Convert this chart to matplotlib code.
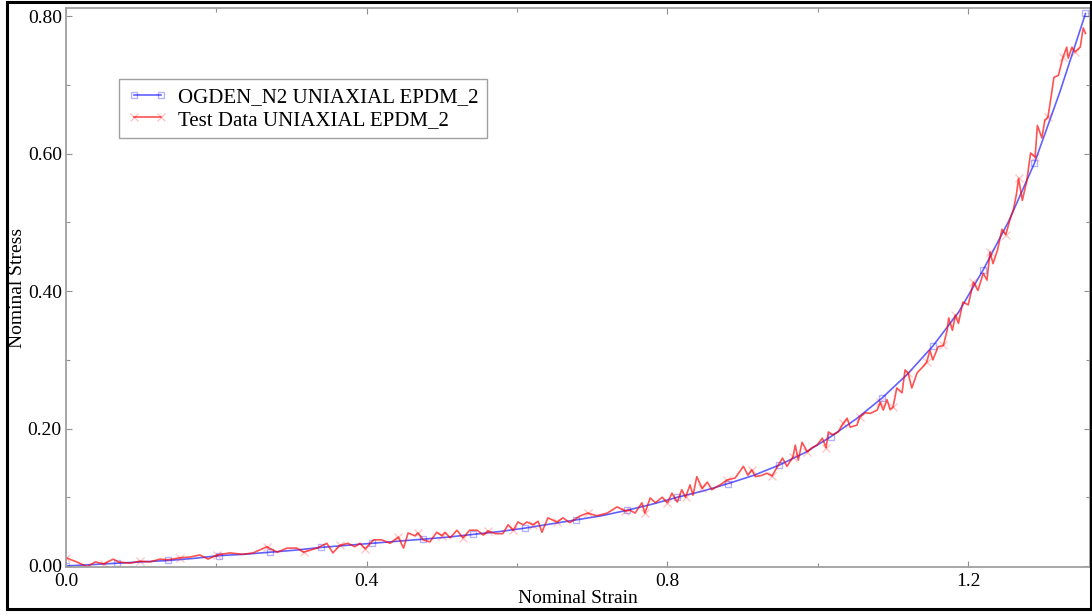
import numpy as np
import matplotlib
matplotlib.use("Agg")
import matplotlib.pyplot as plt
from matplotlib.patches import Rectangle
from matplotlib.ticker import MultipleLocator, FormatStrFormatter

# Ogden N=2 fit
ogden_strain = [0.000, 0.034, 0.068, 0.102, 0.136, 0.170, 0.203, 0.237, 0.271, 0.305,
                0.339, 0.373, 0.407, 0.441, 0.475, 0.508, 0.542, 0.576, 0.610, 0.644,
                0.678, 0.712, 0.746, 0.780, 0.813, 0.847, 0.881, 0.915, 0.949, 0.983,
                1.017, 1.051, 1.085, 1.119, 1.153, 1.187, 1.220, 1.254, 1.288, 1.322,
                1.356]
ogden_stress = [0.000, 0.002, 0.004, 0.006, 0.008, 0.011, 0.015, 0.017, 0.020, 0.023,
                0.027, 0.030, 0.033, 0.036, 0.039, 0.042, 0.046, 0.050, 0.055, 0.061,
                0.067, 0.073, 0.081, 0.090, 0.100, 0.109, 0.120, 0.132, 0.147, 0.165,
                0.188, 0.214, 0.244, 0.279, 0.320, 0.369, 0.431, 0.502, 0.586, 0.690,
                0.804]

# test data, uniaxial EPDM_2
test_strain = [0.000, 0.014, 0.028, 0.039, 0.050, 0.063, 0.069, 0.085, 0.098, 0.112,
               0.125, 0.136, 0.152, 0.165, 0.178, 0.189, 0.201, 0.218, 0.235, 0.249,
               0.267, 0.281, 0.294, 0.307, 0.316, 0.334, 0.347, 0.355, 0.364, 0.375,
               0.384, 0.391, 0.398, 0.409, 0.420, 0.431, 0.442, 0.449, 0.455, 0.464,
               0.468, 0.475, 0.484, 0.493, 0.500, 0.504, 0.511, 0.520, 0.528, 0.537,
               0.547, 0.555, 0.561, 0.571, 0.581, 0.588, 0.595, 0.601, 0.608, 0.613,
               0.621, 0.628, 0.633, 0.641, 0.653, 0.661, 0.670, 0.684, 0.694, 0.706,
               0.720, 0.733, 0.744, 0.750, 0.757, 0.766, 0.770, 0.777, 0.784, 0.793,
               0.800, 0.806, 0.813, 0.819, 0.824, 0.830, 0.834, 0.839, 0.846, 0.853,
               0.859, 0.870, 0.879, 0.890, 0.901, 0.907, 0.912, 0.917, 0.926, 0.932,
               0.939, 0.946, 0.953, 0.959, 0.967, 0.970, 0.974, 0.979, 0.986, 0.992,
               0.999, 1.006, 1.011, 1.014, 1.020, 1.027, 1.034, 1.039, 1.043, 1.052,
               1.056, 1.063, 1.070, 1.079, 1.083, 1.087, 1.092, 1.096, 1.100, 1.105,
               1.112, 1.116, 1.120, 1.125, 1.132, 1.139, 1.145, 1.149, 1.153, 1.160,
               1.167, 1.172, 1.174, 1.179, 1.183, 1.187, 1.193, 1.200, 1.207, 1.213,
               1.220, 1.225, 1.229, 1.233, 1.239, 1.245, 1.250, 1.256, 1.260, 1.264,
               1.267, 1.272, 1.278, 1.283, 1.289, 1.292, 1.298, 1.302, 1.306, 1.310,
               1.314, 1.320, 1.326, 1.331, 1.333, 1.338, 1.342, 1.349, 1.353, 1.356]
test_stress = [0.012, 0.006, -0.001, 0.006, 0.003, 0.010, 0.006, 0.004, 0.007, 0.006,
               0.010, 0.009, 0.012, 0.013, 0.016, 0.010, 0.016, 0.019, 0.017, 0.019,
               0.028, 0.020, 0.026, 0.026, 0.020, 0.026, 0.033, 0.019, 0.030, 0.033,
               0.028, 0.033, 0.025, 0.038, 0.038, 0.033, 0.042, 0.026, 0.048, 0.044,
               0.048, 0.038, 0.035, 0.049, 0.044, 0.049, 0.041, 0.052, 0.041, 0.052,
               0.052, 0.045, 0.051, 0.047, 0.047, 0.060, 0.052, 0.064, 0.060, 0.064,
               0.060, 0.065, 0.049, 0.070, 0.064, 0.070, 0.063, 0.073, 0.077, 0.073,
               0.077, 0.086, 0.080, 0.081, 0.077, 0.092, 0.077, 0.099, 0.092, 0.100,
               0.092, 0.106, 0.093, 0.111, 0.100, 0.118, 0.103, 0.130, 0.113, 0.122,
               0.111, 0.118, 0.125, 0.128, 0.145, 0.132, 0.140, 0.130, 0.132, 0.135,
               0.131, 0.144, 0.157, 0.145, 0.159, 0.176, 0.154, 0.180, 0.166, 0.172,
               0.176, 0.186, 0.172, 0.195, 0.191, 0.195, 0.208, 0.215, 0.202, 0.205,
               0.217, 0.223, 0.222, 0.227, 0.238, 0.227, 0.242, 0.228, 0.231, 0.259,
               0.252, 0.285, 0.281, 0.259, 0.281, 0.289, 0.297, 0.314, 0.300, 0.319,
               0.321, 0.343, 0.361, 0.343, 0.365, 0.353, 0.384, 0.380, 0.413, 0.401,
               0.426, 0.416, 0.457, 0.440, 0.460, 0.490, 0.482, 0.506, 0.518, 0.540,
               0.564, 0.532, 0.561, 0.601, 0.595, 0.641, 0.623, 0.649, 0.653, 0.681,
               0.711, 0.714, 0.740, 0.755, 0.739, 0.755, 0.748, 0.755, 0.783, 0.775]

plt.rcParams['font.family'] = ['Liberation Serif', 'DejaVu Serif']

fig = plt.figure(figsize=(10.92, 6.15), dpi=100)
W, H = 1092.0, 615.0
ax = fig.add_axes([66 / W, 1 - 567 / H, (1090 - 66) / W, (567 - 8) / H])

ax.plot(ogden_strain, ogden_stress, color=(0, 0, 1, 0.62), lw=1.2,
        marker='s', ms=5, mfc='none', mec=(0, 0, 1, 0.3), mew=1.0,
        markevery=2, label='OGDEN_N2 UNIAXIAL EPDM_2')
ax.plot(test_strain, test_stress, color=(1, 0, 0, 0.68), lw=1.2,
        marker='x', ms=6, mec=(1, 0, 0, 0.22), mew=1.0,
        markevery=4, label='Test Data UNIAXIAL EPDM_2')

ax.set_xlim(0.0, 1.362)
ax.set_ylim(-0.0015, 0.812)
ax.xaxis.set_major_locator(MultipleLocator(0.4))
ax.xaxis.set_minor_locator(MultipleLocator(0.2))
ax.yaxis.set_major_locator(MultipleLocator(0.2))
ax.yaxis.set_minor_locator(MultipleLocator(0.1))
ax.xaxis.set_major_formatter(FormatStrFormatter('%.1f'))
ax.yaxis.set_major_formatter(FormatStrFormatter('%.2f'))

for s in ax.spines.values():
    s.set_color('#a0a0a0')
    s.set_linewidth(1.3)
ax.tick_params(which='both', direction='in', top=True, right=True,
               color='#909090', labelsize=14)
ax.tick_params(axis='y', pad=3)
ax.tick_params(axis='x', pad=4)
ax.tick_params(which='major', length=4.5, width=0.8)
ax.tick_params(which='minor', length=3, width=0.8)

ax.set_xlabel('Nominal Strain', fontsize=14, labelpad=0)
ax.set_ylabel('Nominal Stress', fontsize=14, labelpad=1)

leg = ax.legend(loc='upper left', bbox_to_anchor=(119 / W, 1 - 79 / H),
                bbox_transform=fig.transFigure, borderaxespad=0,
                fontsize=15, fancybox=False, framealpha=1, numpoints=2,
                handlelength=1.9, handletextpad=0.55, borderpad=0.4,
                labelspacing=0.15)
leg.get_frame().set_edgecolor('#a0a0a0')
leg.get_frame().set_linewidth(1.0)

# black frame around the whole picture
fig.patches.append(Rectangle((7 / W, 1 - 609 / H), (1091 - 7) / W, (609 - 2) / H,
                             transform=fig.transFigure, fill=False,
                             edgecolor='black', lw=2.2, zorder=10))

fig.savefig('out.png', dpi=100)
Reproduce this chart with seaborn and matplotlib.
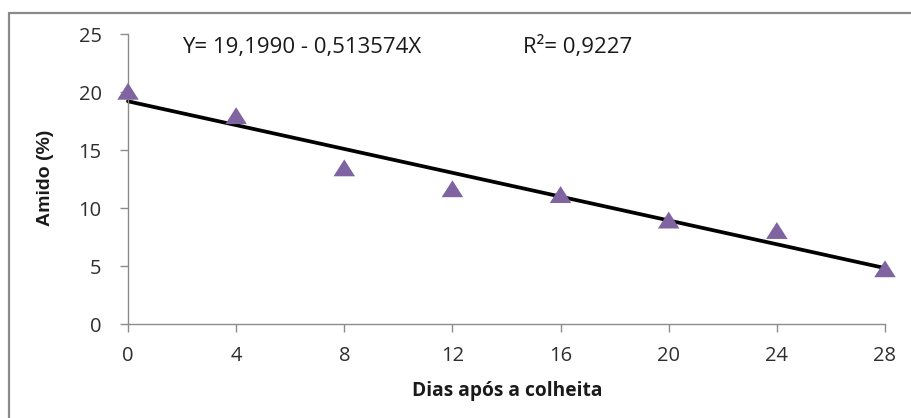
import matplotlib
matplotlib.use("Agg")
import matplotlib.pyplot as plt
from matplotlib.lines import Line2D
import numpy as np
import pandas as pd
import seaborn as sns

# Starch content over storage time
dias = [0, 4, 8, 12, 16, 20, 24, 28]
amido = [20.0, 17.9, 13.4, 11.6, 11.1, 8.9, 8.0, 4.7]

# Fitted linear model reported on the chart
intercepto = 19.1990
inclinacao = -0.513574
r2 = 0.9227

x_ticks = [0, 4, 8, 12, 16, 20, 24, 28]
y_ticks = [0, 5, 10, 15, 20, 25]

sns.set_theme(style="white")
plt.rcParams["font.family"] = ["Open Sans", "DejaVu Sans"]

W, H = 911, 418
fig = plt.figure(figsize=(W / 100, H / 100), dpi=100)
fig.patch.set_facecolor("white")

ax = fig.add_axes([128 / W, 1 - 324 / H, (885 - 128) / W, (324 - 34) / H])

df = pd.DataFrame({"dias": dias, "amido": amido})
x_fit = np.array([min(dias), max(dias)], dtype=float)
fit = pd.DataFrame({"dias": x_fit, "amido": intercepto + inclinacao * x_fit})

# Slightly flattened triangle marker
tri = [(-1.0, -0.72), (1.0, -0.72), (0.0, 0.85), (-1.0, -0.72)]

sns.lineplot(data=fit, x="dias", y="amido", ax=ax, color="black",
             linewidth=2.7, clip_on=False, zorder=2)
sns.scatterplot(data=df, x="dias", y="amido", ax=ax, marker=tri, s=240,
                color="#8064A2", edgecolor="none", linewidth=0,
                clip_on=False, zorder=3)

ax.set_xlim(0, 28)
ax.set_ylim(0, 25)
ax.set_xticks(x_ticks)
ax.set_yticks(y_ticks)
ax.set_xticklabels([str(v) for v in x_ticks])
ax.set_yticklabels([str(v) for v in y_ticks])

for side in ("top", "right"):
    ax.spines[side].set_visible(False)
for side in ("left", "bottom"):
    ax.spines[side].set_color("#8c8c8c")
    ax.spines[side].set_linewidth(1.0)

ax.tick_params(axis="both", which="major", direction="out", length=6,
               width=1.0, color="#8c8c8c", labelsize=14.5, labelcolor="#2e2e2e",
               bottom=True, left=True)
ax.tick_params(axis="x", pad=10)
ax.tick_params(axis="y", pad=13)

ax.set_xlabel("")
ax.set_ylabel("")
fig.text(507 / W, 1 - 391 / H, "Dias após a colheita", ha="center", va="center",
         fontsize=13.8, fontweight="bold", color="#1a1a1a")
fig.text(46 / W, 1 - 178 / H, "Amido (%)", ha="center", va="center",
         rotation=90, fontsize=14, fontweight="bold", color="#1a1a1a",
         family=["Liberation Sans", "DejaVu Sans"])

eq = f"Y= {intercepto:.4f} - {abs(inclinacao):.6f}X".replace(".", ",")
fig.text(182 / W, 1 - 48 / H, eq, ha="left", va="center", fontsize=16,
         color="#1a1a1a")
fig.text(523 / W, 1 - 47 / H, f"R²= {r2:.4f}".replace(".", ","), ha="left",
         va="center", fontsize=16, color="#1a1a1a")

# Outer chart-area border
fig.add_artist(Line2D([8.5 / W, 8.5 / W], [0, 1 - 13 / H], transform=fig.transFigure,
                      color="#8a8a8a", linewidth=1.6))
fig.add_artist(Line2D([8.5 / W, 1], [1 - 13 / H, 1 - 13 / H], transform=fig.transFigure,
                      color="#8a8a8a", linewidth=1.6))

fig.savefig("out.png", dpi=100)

══════════

Given problem — Any pictures should be left out. Reproduce every line from the one holding "Reproduce this chart" down to the one holding "tri = [(-1.0, -0.72), (1.0, -0.72), (0.0, 0.85), (-1.0, -0.72)]", both of those lines included.

Response —
Reproduce this chart with seaborn and matplotlib.
import matplotlib
matplotlib.use("Agg")
import matplotlib.pyplot as plt
from matplotlib.lines import Line2D
import numpy as np
import pandas as pd
import seaborn as sns

# Starch content over storage time
dias = [0, 4, 8, 12, 16, 20, 24, 28]
amido = [20.0, 17.9, 13.4, 11.6, 11.1, 8.9, 8.0, 4.7]

# Fitted linear model reported on the chart
intercepto = 19.1990
inclinacao = -0.513574
r2 = 0.9227

x_ticks = [0, 4, 8, 12, 16, 20, 24, 28]
y_ticks = [0, 5, 10, 15, 20, 25]

sns.set_theme(style="white")
plt.rcParams["font.family"] = ["Open Sans", "DejaVu Sans"]

W, H = 911, 418
fig = plt.figure(figsize=(W / 100, H / 100), dpi=100)
fig.patch.set_facecolor("white")

ax = fig.add_axes([128 / W, 1 - 324 / H, (885 - 128) / W, (324 - 34) / H])

df = pd.DataFrame({"dias": dias, "amido": amido})
x_fit = np.array([min(dias), max(dias)], dtype=float)
fit = pd.DataFrame({"dias": x_fit, "amido": intercepto + inclinacao * x_fit})

# Slightly flattened triangle marker
tri = [(-1.0, -0.72), (1.0, -0.72), (0.0, 0.85), (-1.0, -0.72)]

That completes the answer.